> Task:
Omit every picture and return the rest of the data unaltered.

> Records supplied:
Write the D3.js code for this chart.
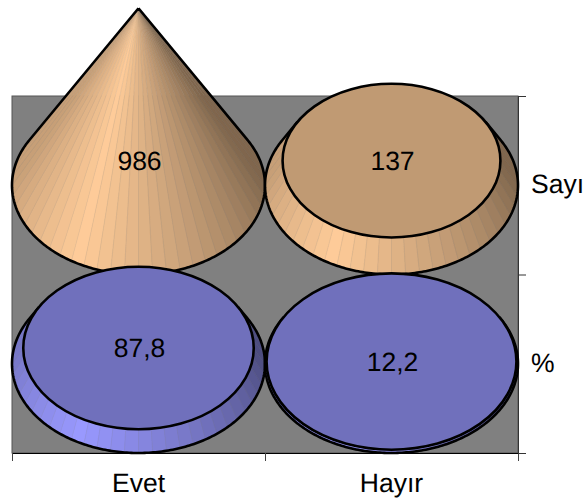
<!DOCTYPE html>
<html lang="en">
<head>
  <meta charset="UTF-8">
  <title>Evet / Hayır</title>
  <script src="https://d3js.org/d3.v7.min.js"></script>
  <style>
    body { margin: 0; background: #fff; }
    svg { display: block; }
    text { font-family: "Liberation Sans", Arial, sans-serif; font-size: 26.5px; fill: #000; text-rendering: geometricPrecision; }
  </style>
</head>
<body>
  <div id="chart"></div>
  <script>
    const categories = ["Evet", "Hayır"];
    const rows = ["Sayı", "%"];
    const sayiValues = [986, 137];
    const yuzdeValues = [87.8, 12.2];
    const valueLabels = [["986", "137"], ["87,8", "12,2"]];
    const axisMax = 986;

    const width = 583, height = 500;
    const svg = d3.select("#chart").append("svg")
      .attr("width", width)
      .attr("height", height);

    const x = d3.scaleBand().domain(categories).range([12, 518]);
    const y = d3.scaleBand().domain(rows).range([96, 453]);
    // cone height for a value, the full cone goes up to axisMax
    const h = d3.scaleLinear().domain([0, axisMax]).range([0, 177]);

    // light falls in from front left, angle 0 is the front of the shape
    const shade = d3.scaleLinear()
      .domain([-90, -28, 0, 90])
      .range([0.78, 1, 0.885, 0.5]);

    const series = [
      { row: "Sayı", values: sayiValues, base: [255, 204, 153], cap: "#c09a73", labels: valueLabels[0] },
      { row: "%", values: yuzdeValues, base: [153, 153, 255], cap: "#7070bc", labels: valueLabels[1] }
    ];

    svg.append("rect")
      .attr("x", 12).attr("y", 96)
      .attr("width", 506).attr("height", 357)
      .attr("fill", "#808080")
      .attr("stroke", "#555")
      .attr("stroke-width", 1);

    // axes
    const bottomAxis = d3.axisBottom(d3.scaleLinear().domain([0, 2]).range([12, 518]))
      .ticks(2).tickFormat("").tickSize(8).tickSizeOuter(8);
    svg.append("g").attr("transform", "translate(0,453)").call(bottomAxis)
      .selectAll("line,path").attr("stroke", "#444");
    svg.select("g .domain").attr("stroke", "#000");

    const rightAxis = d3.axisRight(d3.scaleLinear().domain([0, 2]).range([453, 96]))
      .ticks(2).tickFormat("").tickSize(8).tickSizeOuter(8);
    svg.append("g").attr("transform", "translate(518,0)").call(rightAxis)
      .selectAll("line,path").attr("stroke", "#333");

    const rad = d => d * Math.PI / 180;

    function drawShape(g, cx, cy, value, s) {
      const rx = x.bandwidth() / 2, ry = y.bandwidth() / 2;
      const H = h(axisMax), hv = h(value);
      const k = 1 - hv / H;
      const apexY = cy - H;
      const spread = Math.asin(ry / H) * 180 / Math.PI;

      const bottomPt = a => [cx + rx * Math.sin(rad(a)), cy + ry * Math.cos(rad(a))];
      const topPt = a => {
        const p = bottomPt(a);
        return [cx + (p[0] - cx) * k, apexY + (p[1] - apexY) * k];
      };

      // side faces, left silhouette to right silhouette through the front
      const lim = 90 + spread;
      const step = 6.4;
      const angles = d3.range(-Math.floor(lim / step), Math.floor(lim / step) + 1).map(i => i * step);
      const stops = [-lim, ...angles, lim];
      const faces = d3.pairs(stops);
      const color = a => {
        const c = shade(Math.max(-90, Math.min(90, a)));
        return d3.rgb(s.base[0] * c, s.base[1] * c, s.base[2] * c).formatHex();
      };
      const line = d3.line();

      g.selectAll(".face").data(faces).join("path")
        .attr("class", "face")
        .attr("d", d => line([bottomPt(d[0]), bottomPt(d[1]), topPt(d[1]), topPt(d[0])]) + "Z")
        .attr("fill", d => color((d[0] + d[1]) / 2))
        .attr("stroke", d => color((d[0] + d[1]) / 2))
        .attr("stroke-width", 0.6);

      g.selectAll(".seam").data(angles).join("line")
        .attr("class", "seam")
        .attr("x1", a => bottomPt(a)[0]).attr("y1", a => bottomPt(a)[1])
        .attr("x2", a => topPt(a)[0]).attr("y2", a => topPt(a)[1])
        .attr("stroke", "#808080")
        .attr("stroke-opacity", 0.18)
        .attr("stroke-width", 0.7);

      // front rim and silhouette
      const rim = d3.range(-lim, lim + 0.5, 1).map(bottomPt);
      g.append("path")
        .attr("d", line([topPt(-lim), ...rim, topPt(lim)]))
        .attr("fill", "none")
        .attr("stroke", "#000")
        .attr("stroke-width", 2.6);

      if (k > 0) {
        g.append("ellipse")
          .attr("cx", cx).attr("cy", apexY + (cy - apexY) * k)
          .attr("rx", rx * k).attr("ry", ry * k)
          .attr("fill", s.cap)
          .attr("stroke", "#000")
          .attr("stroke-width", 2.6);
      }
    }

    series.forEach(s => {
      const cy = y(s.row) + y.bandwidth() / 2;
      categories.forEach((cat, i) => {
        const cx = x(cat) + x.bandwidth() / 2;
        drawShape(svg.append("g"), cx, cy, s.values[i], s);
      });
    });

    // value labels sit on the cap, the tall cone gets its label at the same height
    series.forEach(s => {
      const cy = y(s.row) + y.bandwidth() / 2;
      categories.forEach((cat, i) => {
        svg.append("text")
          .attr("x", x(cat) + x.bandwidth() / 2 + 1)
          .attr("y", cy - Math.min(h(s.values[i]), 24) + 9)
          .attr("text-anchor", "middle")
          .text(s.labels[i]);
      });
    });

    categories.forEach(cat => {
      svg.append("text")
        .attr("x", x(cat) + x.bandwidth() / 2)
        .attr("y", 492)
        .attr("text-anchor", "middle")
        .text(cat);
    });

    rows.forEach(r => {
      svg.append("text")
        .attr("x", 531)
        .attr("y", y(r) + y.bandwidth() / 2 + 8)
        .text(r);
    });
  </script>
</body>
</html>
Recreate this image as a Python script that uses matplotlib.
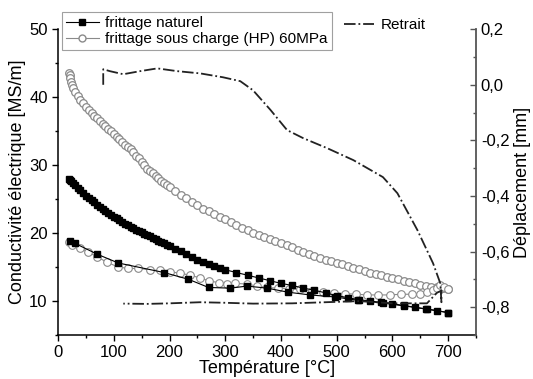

> Output for this exercise:
Write the D3.js code for this chart.
<!DOCTYPE html>
<html lang="en">
<head>
  <meta charset="UTF-8">
  <title>Evet / Hayır</title>
  <script src="https://d3js.org/d3.v7.min.js"></script>
  <style>
    body { margin: 0; background: #fff; }
    svg { display: block; }
    text { font-family: "Liberation Sans", Arial, sans-serif; font-size: 26.5px; fill: #000; text-rendering: geometricPrecision; }
  </style>
</head>
<body>
  <div id="chart"></div>
  <script>
    const categories = ["Evet", "Hayır"];
    const rows = ["Sayı", "%"];
    const sayiValues = [986, 137];
    const yuzdeValues = [87.8, 12.2];
    const valueLabels = [["986", "137"], ["87,8", "12,2"]];
    const axisMax = 986;

    const width = 583, height = 500;
    const svg = d3.select("#chart").append("svg")
      .attr("width", width)
      .attr("height", height);

    const x = d3.scaleBand().domain(categories).range([12, 518]);
    const y = d3.scaleBand().domain(rows).range([96, 453]);
    // cone height for a value, the full cone goes up to axisMax
    const h = d3.scaleLinear().domain([0, axisMax]).range([0, 177]);

    // light falls in from front left, angle 0 is the front of the shape
    const shade = d3.scaleLinear()
      .domain([-90, -28, 0, 90])
      .range([0.78, 1, 0.885, 0.5]);

    const series = [
      { row: "Sayı", values: sayiValues, base: [255, 204, 153], cap: "#c09a73", labels: valueLabels[0] },
      { row: "%", values: yuzdeValues, base: [153, 153, 255], cap: "#7070bc", labels: valueLabels[1] }
    ];

    svg.append("rect")
      .attr("x", 12).attr("y", 96)
      .attr("width", 506).attr("height", 357)
      .attr("fill", "#808080")
      .attr("stroke", "#555")
      .attr("stroke-width", 1);

    // axes
    const bottomAxis = d3.axisBottom(d3.scaleLinear().domain([0, 2]).range([12, 518]))
      .ticks(2).tickFormat("").tickSize(8).tickSizeOuter(8);
    svg.append("g").attr("transform", "translate(0,453)").call(bottomAxis)
      .selectAll("line,path").attr("stroke", "#444");
    svg.select("g .domain").attr("stroke", "#000");

    const rightAxis = d3.axisRight(d3.scaleLinear().domain([0, 2]).range([453, 96]))
      .ticks(2).tickFormat("").tickSize(8).tickSizeOuter(8);
    svg.append("g").attr("transform", "translate(518,0)").call(rightAxis)
      .selectAll("line,path").attr("stroke", "#333");

    const rad = d => d * Math.PI / 180;

    function drawShape(g, cx, cy, value, s) {
      const rx = x.bandwidth() / 2, ry = y.bandwidth() / 2;
      const H = h(axisMax), hv = h(value);
      const k = 1 - hv / H;
      const apexY = cy - H;
      const spread = Math.asin(ry / H) * 180 / Math.PI;

      const bottomPt = a => [cx + rx * Math.sin(rad(a)), cy + ry * Math.cos(rad(a))];
      const topPt = a => {
        const p = bottomPt(a);
        return [cx + (p[0] - cx) * k, apexY + (p[1] - apexY) * k];
      };

      // side faces, left silhouette to right silhouette through the front
      const lim = 90 + spread;
      const step = 6.4;
      const angles = d3.range(-Math.floor(lim / step), Math.floor(lim / step) + 1).map(i => i * step);
      const stops = [-lim, ...angles, lim];
      const faces = d3.pairs(stops);
      const color = a => {
        const c = shade(Math.max(-90, Math.min(90, a)));
        return d3.rgb(s.base[0] * c, s.base[1] * c, s.base[2] * c).formatHex();
      };
      const line = d3.line();

      g.selectAll(".face").data(faces).join("path")
        .attr("class", "face")
        .attr("d", d => line([bottomPt(d[0]), bottomPt(d[1]), topPt(d[1]), topPt(d[0])]) + "Z")
        .attr("fill", d => color((d[0] + d[1]) / 2))
        .attr("stroke", d => color((d[0] + d[1]) / 2))
        .attr("stroke-width", 0.6);

      g.selectAll(".seam").data(angles).join("line")
        .attr("class", "seam")
        .attr("x1", a => bottomPt(a)[0]).attr("y1", a => bottomPt(a)[1])
        .attr("x2", a => topPt(a)[0]).attr("y2", a => topPt(a)[1])
        .attr("stroke", "#808080")
        .attr("stroke-opacity", 0.18)
        .attr("stroke-width", 0.7);

      // front rim and silhouette
      const rim = d3.range(-lim, lim + 0.5, 1).map(bottomPt);
      g.append("path")
        .attr("d", line([topPt(-lim), ...rim, topPt(lim)]))
        .attr("fill", "none")
        .attr("stroke", "#000")
        .attr("stroke-width", 2.6);

      if (k > 0) {
        g.append("ellipse")
          .attr("cx", cx).attr("cy", apexY + (cy - apexY) * k)
          .attr("rx", rx * k).attr("ry", ry * k)
          .attr("fill", s.cap)
          .attr("stroke", "#000")
          .attr("stroke-width", 2.6);
      }
    }

    series.forEach(s => {
      const cy = y(s.row) + y.bandwidth() / 2;
      categories.forEach((cat, i) => {
        const cx = x(cat) + x.bandwidth() / 2;
        drawShape(svg.append("g"), cx, cy, s.values[i], s);
      });
    });

    // value labels sit on the cap, the tall cone gets its label at the same height
    series.forEach(s => {
      const cy = y(s.row) + y.bandwidth() / 2;
      categories.forEach((cat, i) => {
        svg.append("text")
          .attr("x", x(cat) + x.bandwidth() / 2 + 1)
          .attr("y", cy - Math.min(h(s.values[i]), 24) + 9)
          .attr("text-anchor", "middle")
          .text(s.labels[i]);
      });
    });

    categories.forEach(cat => {
      svg.append("text")
        .attr("x", x(cat) + x.bandwidth() / 2)
        .attr("y", 492)
        .attr("text-anchor", "middle")
        .text(cat);
    });

    rows.forEach(r => {
      svg.append("text")
        .attr("x", 531)
        .attr("y", y(r) + y.bandwidth() / 2 + 8)
        .text(r);
    });
  </script>
</body>
</html>
Recreate this image as a Python script that uses matplotlib.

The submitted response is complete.